◆ Exercise task:
Repeat the listing exactly as given, omitting every image.

** start of Given information **

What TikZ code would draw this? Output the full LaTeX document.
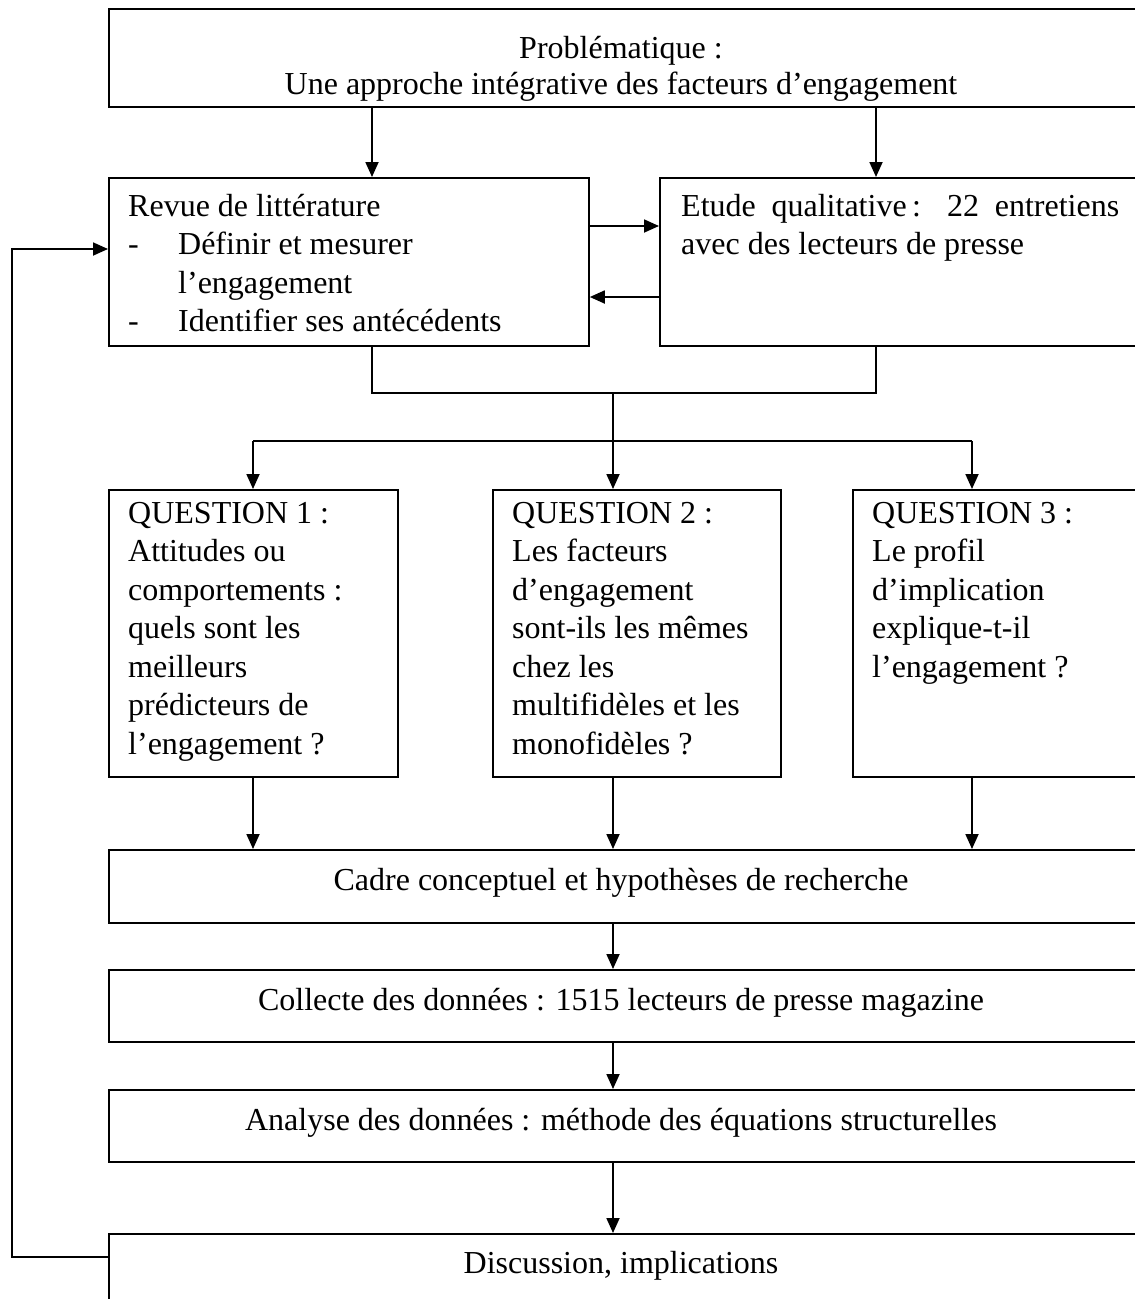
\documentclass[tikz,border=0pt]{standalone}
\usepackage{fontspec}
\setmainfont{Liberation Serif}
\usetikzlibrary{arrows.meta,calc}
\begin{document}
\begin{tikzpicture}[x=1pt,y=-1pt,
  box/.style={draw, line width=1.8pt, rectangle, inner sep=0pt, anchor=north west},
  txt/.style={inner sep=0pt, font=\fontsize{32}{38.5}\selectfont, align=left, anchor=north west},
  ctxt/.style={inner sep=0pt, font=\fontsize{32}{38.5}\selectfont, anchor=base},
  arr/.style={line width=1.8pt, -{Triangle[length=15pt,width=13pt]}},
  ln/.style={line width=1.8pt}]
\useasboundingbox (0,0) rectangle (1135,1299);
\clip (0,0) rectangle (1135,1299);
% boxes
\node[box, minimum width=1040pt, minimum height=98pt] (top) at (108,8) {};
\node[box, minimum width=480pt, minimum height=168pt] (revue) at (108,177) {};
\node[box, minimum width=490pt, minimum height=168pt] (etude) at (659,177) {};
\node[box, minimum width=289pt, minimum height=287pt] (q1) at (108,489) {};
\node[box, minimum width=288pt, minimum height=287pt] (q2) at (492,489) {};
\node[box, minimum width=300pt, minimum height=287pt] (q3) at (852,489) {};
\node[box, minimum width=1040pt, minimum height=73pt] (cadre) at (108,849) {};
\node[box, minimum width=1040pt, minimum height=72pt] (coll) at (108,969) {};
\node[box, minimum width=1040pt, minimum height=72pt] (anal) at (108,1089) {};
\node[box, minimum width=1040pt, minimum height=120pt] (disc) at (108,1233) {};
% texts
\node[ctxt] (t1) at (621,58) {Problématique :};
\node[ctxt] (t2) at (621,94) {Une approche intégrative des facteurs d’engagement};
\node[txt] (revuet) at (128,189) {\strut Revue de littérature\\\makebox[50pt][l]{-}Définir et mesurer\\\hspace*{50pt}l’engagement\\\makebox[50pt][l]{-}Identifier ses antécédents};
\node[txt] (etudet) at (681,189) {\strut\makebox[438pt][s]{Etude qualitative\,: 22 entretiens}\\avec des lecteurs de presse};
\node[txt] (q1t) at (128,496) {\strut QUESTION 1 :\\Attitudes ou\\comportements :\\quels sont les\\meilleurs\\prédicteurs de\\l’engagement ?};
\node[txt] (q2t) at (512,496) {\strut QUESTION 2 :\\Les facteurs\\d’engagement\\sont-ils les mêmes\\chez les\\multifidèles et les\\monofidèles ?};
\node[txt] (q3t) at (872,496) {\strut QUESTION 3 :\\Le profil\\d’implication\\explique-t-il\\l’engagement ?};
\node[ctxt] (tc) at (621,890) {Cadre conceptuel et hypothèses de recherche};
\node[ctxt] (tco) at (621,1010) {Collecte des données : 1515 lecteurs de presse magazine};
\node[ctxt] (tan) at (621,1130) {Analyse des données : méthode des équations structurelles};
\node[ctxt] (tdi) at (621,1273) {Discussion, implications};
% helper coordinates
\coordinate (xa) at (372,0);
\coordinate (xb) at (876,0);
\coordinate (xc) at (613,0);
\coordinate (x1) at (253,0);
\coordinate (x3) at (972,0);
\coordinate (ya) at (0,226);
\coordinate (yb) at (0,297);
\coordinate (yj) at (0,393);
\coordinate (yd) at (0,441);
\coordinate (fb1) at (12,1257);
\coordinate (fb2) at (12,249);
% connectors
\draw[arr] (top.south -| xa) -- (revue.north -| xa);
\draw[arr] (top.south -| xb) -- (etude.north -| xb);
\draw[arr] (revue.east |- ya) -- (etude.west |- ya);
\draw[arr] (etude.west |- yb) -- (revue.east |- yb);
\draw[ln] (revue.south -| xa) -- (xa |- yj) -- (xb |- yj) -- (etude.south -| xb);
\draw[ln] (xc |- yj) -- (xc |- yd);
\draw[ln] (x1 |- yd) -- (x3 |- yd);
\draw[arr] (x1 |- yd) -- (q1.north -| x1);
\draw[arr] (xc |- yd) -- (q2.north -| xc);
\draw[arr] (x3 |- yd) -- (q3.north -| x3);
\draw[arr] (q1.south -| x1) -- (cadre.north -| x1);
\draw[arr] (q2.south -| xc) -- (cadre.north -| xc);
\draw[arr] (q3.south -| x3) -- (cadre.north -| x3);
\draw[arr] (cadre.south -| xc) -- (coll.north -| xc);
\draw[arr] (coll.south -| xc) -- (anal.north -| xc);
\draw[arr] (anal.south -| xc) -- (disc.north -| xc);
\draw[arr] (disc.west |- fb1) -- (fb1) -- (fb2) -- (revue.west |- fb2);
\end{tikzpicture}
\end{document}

** end of Given information **

◆ Output of the task:
What TikZ code would draw this? Output the full LaTeX document.
\documentclass[tikz,border=0pt]{standalone}
\usepackage{fontspec}
\setmainfont{Liberation Serif}
\usetikzlibrary{arrows.meta,calc}
\begin{document}
\begin{tikzpicture}[x=1pt,y=-1pt,
  box/.style={draw, line width=1.8pt, rectangle, inner sep=0pt, anchor=north west},
  txt/.style={inner sep=0pt, font=\fontsize{32}{38.5}\selectfont, align=left, anchor=north west},
  ctxt/.style={inner sep=0pt, font=\fontsize{32}{38.5}\selectfont, anchor=base},
  arr/.style={line width=1.8pt, -{Triangle[length=15pt,width=13pt]}},
  ln/.style={line width=1.8pt}]
\useasboundingbox (0,0) rectangle (1135,1299);
\clip (0,0) rectangle (1135,1299);
% boxes
\node[box, minimum width=1040pt, minimum height=98pt] (top) at (108,8) {};
\node[box, minimum width=480pt, minimum height=168pt] (revue) at (108,177) {};
\node[box, minimum width=490pt, minimum height=168pt] (etude) at (659,177) {};
\node[box, minimum width=289pt, minimum height=287pt] (q1) at (108,489) {};
\node[box, minimum width=288pt, minimum height=287pt] (q2) at (492,489) {};
\node[box, minimum width=300pt, minimum height=287pt] (q3) at (852,489) {};
\node[box, minimum width=1040pt, minimum height=73pt] (cadre) at (108,849) {};
\node[box, minimum width=1040pt, minimum height=72pt] (coll) at (108,969) {};
\node[box, minimum width=1040pt, minimum height=72pt] (anal) at (108,1089) {};
\node[box, minimum width=1040pt, minimum height=120pt] (disc) at (108,1233) {};
% texts
\node[ctxt] (t1) at (621,58) {Problématique :};
\node[ctxt] (t2) at (621,94) {Une approche intégrative des facteurs d’engagement};
\node[txt] (revuet) at (128,189) {\strut Revue de littérature\\\makebox[50pt][l]{-}Définir et mesurer\\\hspace*{50pt}l’engagement\\\makebox[50pt][l]{-}Identifier ses antécédents};
\node[txt] (etudet) at (681,189) {\strut\makebox[438pt][s]{Etude qualitative\,: 22 entretiens}\\avec des lecteurs de presse};
\node[txt] (q1t) at (128,496) {\strut QUESTION 1 :\\Attitudes ou\\comportements :\\quels sont les\\meilleurs\\prédicteurs de\\l’engagement ?};
\node[txt] (q2t) at (512,496) {\strut QUESTION 2 :\\Les facteurs\\d’engagement\\sont-ils les mêmes\\chez les\\multifidèles et les\\monofidèles ?};
\node[txt] (q3t) at (872,496) {\strut QUESTION 3 :\\Le profil\\d’implication\\explique-t-il\\l’engagement ?};
\node[ctxt] (tc) at (621,890) {Cadre conceptuel et hypothèses de recherche};
\node[ctxt] (tco) at (621,1010) {Collecte des données : 1515 lecteurs de presse magazine};
\node[ctxt] (tan) at (621,1130) {Analyse des données : méthode des équations structurelles};
\node[ctxt] (tdi) at (621,1273) {Discussion, implications};
% helper coordinates
\coordinate (xa) at (372,0);
\coordinate (xb) at (876,0);
\coordinate (xc) at (613,0);
\coordinate (x1) at (253,0);
\coordinate (x3) at (972,0);
\coordinate (ya) at (0,226);
\coordinate (yb) at (0,297);
\coordinate (yj) at (0,393);
\coordinate (yd) at (0,441);
\coordinate (fb1) at (12,1257);
\coordinate (fb2) at (12,249);
% connectors
\draw[arr] (top.south -| xa) -- (revue.north -| xa);
\draw[arr] (top.south -| xb) -- (etude.north -| xb);
\draw[arr] (revue.east |- ya) -- (etude.west |- ya);
\draw[arr] (etude.west |- yb) -- (revue.east |- yb);
\draw[ln] (revue.south -| xa) -- (xa |- yj) -- (xb |- yj) -- (etude.south -| xb);
\draw[ln] (xc |- yj) -- (xc |- yd);
\draw[ln] (x1 |- yd) -- (x3 |- yd);
\draw[arr] (x1 |- yd) -- (q1.north -| x1);
\draw[arr] (xc |- yd) -- (q2.north -| xc);
\draw[arr] (x3 |- yd) -- (q3.north -| x3);
\draw[arr] (q1.south -| x1) -- (cadre.north -| x1);
\draw[arr] (q2.south -| xc) -- (cadre.north -| xc);
\draw[arr] (q3.south -| x3) -- (cadre.north -| x3);
\draw[arr] (cadre.south -| xc) -- (coll.north -| xc);
\draw[arr] (coll.south -| xc) -- (anal.north -| xc);
\draw[arr] (anal.south -| xc) -- (disc.north -| xc);
\draw[arr] (disc.west |- fb1) -- (fb1) -- (fb2) -- (revue.west |- fb2);
\end{tikzpicture}
\end{document}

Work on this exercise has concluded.